Это обстоятельство необходимо отметить — московский детский театр пошел, так сказать, навстречу пожеланиям своего зрителя. И произведение для этого своеобразного сценического дебюта фантастики было найдено точно. Не открыто — мне уже приходилось видеть эту вещь на периферийной тюзовской сцене, но именно найдено.
Ведь «Малыш» — это про малыша, про ребенка, волей фантастического сюжета ставшего сыном двух невообразимо далеких друг от друга цивилизаций. Стругацкие написали в сущности очень необычную фантастическую повесть, в глубине которой есть подлинно лирическое чувство: ну, хорошо, космос, звездолеты, далекие планеты — все это прекрасно, а ребенку-то каково испытывать все это на себе? Ребенку, принимающему мир как данность, еще не умеющему осмыслить весь драматизм своего положения между двух цивилизаций, как между двух огней?

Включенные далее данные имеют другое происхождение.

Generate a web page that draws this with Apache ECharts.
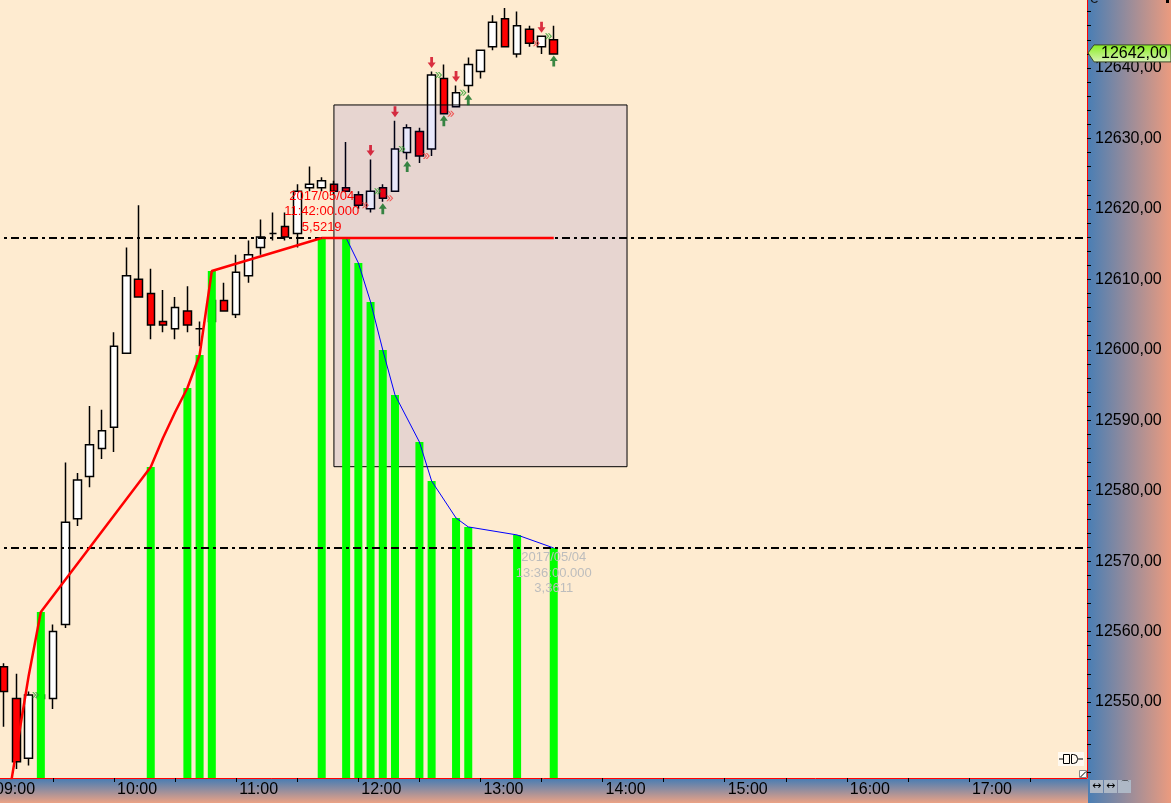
<!DOCTYPE html>
<html>
<head>
<meta charset="utf-8">
<script src="https://cdn.jsdelivr.net/npm/echarts@6/dist/echarts.min.js"></script>
<style>
html,body{margin:0;padding:0;background:#FEEBD0;}
#c{width:1171px;height:803px;}
</style>
</head>
<body>
<div id="c"></div>
<script>
// ---------- DATA ----------
const annotDate = '2017/05/04';
const candleTimes = ['09:06','09:12','09:18','09:24','09:30','09:36','09:42','09:48','09:54','10:00',
  '10:06','10:12','10:18','10:24','10:30','10:36','10:42','10:48','10:54','11:00',
  '11:06','11:12','11:18','11:24','11:30','11:36','11:42','11:48','11:54','12:00',
  '12:06','12:12','12:18','12:24','12:30','12:36','12:42','12:48','12:54','13:00',
  '13:06','13:12','13:18','13:24','13:30','13:36'];
const opens  = [12555.0,12550.5,12542.0,12550.5,12550.5,12561.0,12576.0,12582.0,12586.0,12589.0,
  12599.5,12610.0,12608.0,12604.0,12603.0,12605.5,12603.0,12604.0,12607.0,12605.0,
  12610.5,12614.5,12616.5,12617.5,12616.5,12623.0,12623.0,12623.5,12623.0,12622.0,
  12620.0,12623.0,12622.5,12628.0,12631.0,12628.5,12638.5,12634.5,12637.5,12639.5,
  12643.0,12647.0,12642.0,12645.5,12643.0,12644.0];
const closes = [12551.5,12541.5,12551.0,12551.0,12560.0,12575.5,12581.5,12586.5,12588.5,12600.5,
  12610.5,12607.5,12603.5,12603.5,12606.0,12603.5,12603.0,12607.0,12605.5,12611.0,
  12613.5,12616.0,12616.5,12616.0,12622.5,12623.5,12624.0,12622.5,12622.5,12620.5,
  12622.5,12621.5,12628.5,12631.5,12627.5,12639.0,12633.5,12636.5,12640.5,12642.5,
  12646.5,12643.0,12646.0,12643.5,12644.5,12642.0];
const lows   = [12546.5,12540.5,12541.0,12550.0,12549.0,12560.5,12575.0,12580.5,12584.5,12585.5,
  12599.5,12607.5,12601.5,12602.5,12601.5,12602.5,12600.5,12603.5,12605.5,12604.5,
  12609.5,12613.5,12615.5,12615.5,12614.5,12622.5,12622.5,12622.0,12622.5,12620.0,
  12619.5,12621.0,12622.5,12627.0,12626.5,12627.5,12633.5,12634.5,12636.5,12638.5,
  12642.5,12643.0,12641.5,12643.0,12642.0,12642.0];
const highs  = [12555.5,12554.0,12551.5,12551.5,12561.0,12584.0,12582.5,12592.0,12591.5,12602.5,
  12614.5,12620.5,12611.5,12608.5,12607.5,12609.0,12604.0,12607.5,12609.5,12613.5,
  12615.5,12618.5,12619.5,12619.5,12623.5,12626.0,12624.5,12624.0,12629.5,12622.5,
  12627.0,12623.5,12632.5,12632.0,12631.5,12639.5,12640.5,12637.5,12641.5,12642.5,
  12647.5,12648.5,12648.0,12646.0,12644.5,12646.0];

// indicator (green bars)
const barTimes  = ['09:24','10:18','10:36','10:42','10:48','11:42','11:54','12:00','12:06','12:12',
  '12:18','12:30','12:36','12:48','12:54','13:18','13:36'];
const barValues = [2.915,3.926,4.476,4.706,5.292,5.5219,5.5219,5.348,5.076,4.741,
  4.428,4.100,3.828,3.570,3.508,3.452,3.3611];
// rising red line
const redTimes  = ['09:06','09:12','09:18','09:24','10:18','10:24','10:30','10:36','10:42','10:48','11:42'];
const redValues = [1.437,1.953,2.469,2.915,3.926,4.128,4.309,4.476,4.706,5.292,5.5219];
// red level line
const levelTimes = ['11:42','13:36'];
const levelValue = 5.5219;
// falling blue line
const blueTimes  = ['11:42','11:54','12:00','12:06','12:12','12:18','12:30','12:36','12:48','12:54','13:18','13:36'];
const blueValues = [5.5219,5.5219,5.348,5.076,4.741,4.428,4.100,3.828,3.570,3.508,3.452,3.3611];
// dash-dot levels
const hLevels = [5.5219, 3.3611];
// labelled bars
const annotTimes = ['11:42','13:36'];
// box
const boxTimes  = ['11:48','14:12'];
const boxPrices = [12634.75, 12583.4];
// signals
const downArrowTimes = ['12:06','12:18','12:36','12:48','13:30'];
const upArrowTimes   = ['12:12','12:24','12:42','12:54','13:36'];
const greenChevronTimes = ['09:18','12:06','12:18','12:36','12:48','13:30'];
const redChevronTimes   = ['12:00','12:12','12:30','12:42','13:24'];
// axes
const hourTicks = ['09:00','10:00','11:00','12:00','13:00','14:00','15:00','16:00','17:00'];
const priceLabels = [12550,12560,12570,12580,12590,12600,12610,12620,12630,12640];
const priceMin = 12539.21, priceMax = 12649.65;
const indMin = 1.758, indMax = 7.1805;

// ---------- helpers ----------
const toMin = s => { const [h,m] = s.split(':').map(Number); return (h-9)*60 + m; };
const toHHMM = v => { const h = 9 + Math.floor(v/60), m = Math.round(v%60); return String(h).padStart(2,'0')+':'+String(m).padStart(2,'0'); };
const fmtComma = (v, d) => v.toFixed(d).replace('.', ',');
const FONT = "'Liberation Sans', Arial, sans-serif";

const candleData = candleTimes.map((t,i) => [toMin(t), opens[i], closes[i], lows[i], highs[i]]);
const timeIdx = {}; candleTimes.forEach((t,i) => timeIdx[t] = i);

const annotStyles = [
  {position:'top', distance:3, color:'#FF0000'},
  {position:'insideTop', distance:2, color:'#BDBDBD'}
];
const barData = barTimes.map((t,i) => {
  const a = annotTimes.indexOf(t);
  const item = {value:[toMin(t), barValues[i]]};
  if (a >= 0) {
    item.label = Object.assign({
      show:true, fontSize:13, lineHeight:15.5, fontFamily:FONT, align:'center',
      formatter: annotDate + '\n' + t + ':00.000\n' + fmtComma(barValues[i], 4)
    }, annotStyles[a]);
  }
  return item;
});

const hourVals = hourTicks.map(toMin);
const halfVals = []; for (let v = 0; v <= 510; v += 30) halfVals.push(v);
const priceTickVals = []; for (let v = 12540; v <= 12648; v += 2) priceTickVals.push(v);

const downPath = 'path://M2.6,0 L5.4,0 L5.4,5 L8,5 L4,10 L0,5 L2.6,5 Z';
const upPath   = 'path://M4,0 L8,5 L5.4,5 L5.4,10 L2.6,10 L2.6,5 L0,5 Z';
const chevPath = 'path://M0,0 L3,3 L0,6 L1.6,6 L4.6,3 L1.6,0 Z M3,0 L6,3 L3,6 L4.6,6 L7.6,3 L4.6,0 Z';

const chart = echarts.init(document.getElementById('c'), null, {renderer:'canvas'});
const option = {
  animation:false,
  backgroundColor:'#FEEBD0',
  grid:{left:-8, top:0, width:1095, height:778, containLabel:false, outerBoundsMode:'none'},
  xAxis:{
    type:'value', min:0, max:538, z:10,
    axisLine:{show:true, onZero:false, lineStyle:{color:'#FF0000', width:1}},
    axisTick:{show:true, length:4, lineStyle:{color:'#000'}, customValues:halfVals},
    axisLabel:{show:true, customValues:hourVals, formatter:v => toHHMM(v), align:'left',
      padding:[0,0,0,3], margin:4, fontSize:16, color:'#000', fontFamily:FONT},
    splitLine:{show:false}
  },
  yAxis:[
    {type:'value', position:'right', min:priceMin, max:priceMax, z:10,
     axisLine:{show:true, onZero:false, lineStyle:{color:'#FF0000', width:1}},
     axisTick:{show:true, length:4, lineStyle:{color:'#000'}, customValues:priceTickVals},
     axisLabel:{show:true, customValues:priceLabels, formatter:v => fmtComma(v,2), margin:8,
       fontSize:16, color:'#000', fontFamily:FONT},
     splitLine:{show:false}},
    {type:'value', min:indMin, max:indMax, show:false, axisLine:{show:false, onZero:false}, splitLine:{show:false}}
  ],
  series:[
    {type:'candlestick', name:'price', xAxisIndex:0, yAxisIndex:0, z:2, barWidth:8,
     dimensions:['t','open','close','lowest','highest'],
     encode:{x:'t', y:['open','close','lowest','highest']},
     itemStyle:{color:'#FFFFFF', color0:'#FF0000', borderColor:'#000000', borderColor0:'#000000', borderColorDoji:'#000000', borderWidth:1.5},
     data:candleData},
    {type:'line', name:'box', xAxisIndex:0, yAxisIndex:0, z:3, data:[], silent:true,
     markArea:{silent:true, z:3,
       itemStyle:{color:'rgba(0,0,215,0.09)', borderColor:'#000', borderWidth:1},
       label:{show:false},
       data:[[{coord:[toMin(boxTimes[0]), boxPrices[0]]},{coord:[toMin(boxTimes[1]), boxPrices[1]]}]]}},
    {type:'bar', name:'ind', xAxisIndex:0, yAxisIndex:1, z:4, barWidth:8, clip:true,
     itemStyle:{color:'#00FF00'}, data:barData},
    {type:'line', name:'rise', xAxisIndex:0, yAxisIndex:1, z:6, clip:true, symbol:'none',
     lineStyle:{color:'#FF0000', width:2.5}, data:redTimes.map((t,i)=>[toMin(t), redValues[i]])},
    {type:'line', name:'fall', xAxisIndex:0, yAxisIndex:1, z:6, clip:true, symbol:'none',
     lineStyle:{color:'#0000FF', width:1}, data:blueTimes.map((t,i)=>[toMin(t), blueValues[i]]),
     markLine:{silent:true, z:5, symbol:'none', label:{show:false},
       lineStyle:{color:'#000000', width:2, type:[8,4,3,4]},
       data:hLevels.map(v=>({yAxis:v}))}},
    {type:'line', name:'level', xAxisIndex:0, yAxisIndex:1, z:7, clip:true, symbol:'none',
     lineStyle:{color:'#FF0000', width:2.5}, data:levelTimes.map(t=>[toMin(t), levelValue])},
    {type:'scatter', name:'sell', xAxisIndex:0, yAxisIndex:0, z:8, symbol:downPath, symbolSize:[8,11], symbolOffset:[0,-9],
     itemStyle:{color:'#D0001C'}, data:downArrowTimes.map(t=>[toMin(t), highs[timeIdx[t]]])},
    {type:'scatter', name:'buy', xAxisIndex:0, yAxisIndex:0, z:8, symbol:upPath, symbolSize:[8,11], symbolOffset:[0,7],
     itemStyle:{color:'#0A6E1E'}, data:upArrowTimes.map(t=>[toMin(t), lows[timeIdx[t]]])},
    {type:'scatter', name:'exitLong', xAxisIndex:0, yAxisIndex:0, z:8, symbol:chevPath, symbolSize:[7,6], symbolOffset:[7,0],
     itemStyle:{color:'#2E9E2E'}, data:greenChevronTimes.map(t=>[toMin(t), closes[timeIdx[t]]])},
    {type:'scatter', name:'exitShort', xAxisIndex:0, yAxisIndex:0, z:8, symbol:chevPath, symbolSize:[7,6], symbolOffset:[7,0],
     itemStyle:{color:'#F03A3A'}, data:redChevronTimes.map(t=>[toMin(t), closes[timeIdx[t]]])}
  ]
};
chart.setOption(option);

// price tag from last close via axis scale
const lastClose = closes[closes.length-1];
const ty = chart.convertToPixel({yAxisIndex:0}, lastClose);
const graphics = [
  {type:'rect', z:0, silent:true, shape:{x:0, y:779, width:1171, height:24},
   style:{fill:{type:'linear', x:0, y:0, x2:0, y2:1, colorStops:[{offset:0,color:'#4A7DB3'},{offset:1,color:'#EBA285'}]}}},
  {type:'rect', z:0, silent:true, shape:{x:1088, y:0, width:83, height:803},
   style:{fill:{type:'linear', x:0, y:0, x2:1, y2:0, colorStops:[{offset:0,color:'#4A7EB4'},{offset:1,color:'#EB9B7F'}]}}},
  {type:'text', z:11, silent:true, x:1090, y:-9, style:{text:'e', fontSize:16, fontFamily:FONT, fill:'#111'}},
  {type:'rect', z:11, silent:true, shape:{x:1166, y:0, width:3, height:3}, style:{fill:'#000'}},
  {type:'polygon', z:12, silent:true,
   shape:{points:[[1088,ty-1],[1094,ty-9],[1171,ty-9],[1171,ty+8],[1094,ty+8]]},
   style:{fill:{type:'linear', x:0, y:0, x2:0, y2:1, colorStops:[{offset:0,color:'#86EE1C'},{offset:1,color:'#D9F2B8'}]}, stroke:'#3A4A2A', lineWidth:1}},
  {type:'text', z:13, silent:true, x:1101, y:ty-0.5, style:{text:fmtComma(lastClose,2), fontSize:16, fontFamily:FONT, fill:'#000', verticalAlign:'middle'}},
  // connector icon
  {type:'rect', z:11, silent:true, shape:{x:1058, y:752, width:26, height:14}, style:{fill:'#FFF9F0'}},
  {type:'line', z:12, silent:true, shape:{x1:1059, y1:759, x2:1063, y2:759}, style:{stroke:'#000', lineWidth:1}},
  {type:'rect', z:12, silent:true, shape:{x:1063.5, y:754.5, width:6, height:9}, style:{fill:'none', stroke:'#000', lineWidth:1}},
  {type:'rect', z:12, silent:true, shape:{x:1071.5, y:754.5, width:6, height:9, r:[0,4,4,0]}, style:{fill:'none', stroke:'#000', lineWidth:1}},
  {type:'line', z:12, silent:true, shape:{x1:1078, y1:759, x2:1083, y2:759}, style:{stroke:'#000', lineWidth:1}},
  // resize box
  {type:'rect', z:11, silent:true, shape:{x:1079.5, y:770.5, width:7, height:7}, style:{fill:'#FFFFFF', stroke:'#888', lineWidth:1}},
  {type:'line', z:12, silent:true, shape:{x1:1080.5, y1:777, x2:1086, y2:771.5}, style:{stroke:'#000', lineWidth:1}},
  // buttons
  {type:'rect', z:11, silent:true, shape:{x:1090, y:780, width:13, height:13}, style:{fill:'#AEB8C6'}},
  {type:'rect', z:11, silent:true, shape:{x:1104, y:780, width:13, height:13}, style:{fill:'#AEB8C6'}},
  {type:'rect', z:11, silent:true, shape:{x:1118, y:780, width:13, height:13}, style:{fill:'#AEB8C6'}},
  {type:'text', z:12, silent:true, x:1096.5, y:786.5, style:{text:'↔', fontSize:11, fontFamily:'DejaVu Sans', fill:'#000', align:'center', verticalAlign:'middle'}},
  {type:'text', z:12, silent:true, x:1110.5, y:786.5, style:{text:'↔', fontSize:11, fontFamily:'DejaVu Sans', fill:'#000', align:'center', verticalAlign:'middle'}},
  {type:'text', z:12, silent:true, x:1124.5, y:785.5, style:{text:'⌒', fontSize:10, fontFamily:'DejaVu Sans', fill:'#000', align:'center', verticalAlign:'middle'}}
];
chart.setOption({graphic:graphics});
</script>
</body>
</html>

А как вообще делать фантастический спектакль? Как театру показать на сцене бездонные глубины космоса, иные планеты? В кино вроде бы все проще и возможностей больше (хотя, судя по вышедшим в последние годы на экран фантастическим фильмам, и там не просто, во всяком случае кинофантастика едва ли не уязвимее всего именно в воссоздании фантастического мира, каким-то откровенно самодельным он получается). В театре сложнее — и проще: не построишь же на сцене звездолет, похожий на настоящий, значит, нужно искать образное решение.
В «Малыше» Центрального детского театра оно художником С. Бенедиктовым найдено. Ничего натурального, ничего жизнеподобного (хотя в применении к фантастике о жизнеподобии вообще можно говорить только в переносном смысле) — странного, «неземного» оттенка зеленые огни с причудливыми отсветами, дымы, неизвестно откуда появляющиеся на сцене: что-то космическое — так можно было бы сказать, причем с ударением на «космическое», поскольку на Земле все это трудно представить себе. Что и требовалось — разбудить воображение зрителя, чтобы он с помощью воображения перенесся в космос, на ту дальнюю планету, где происходит действие.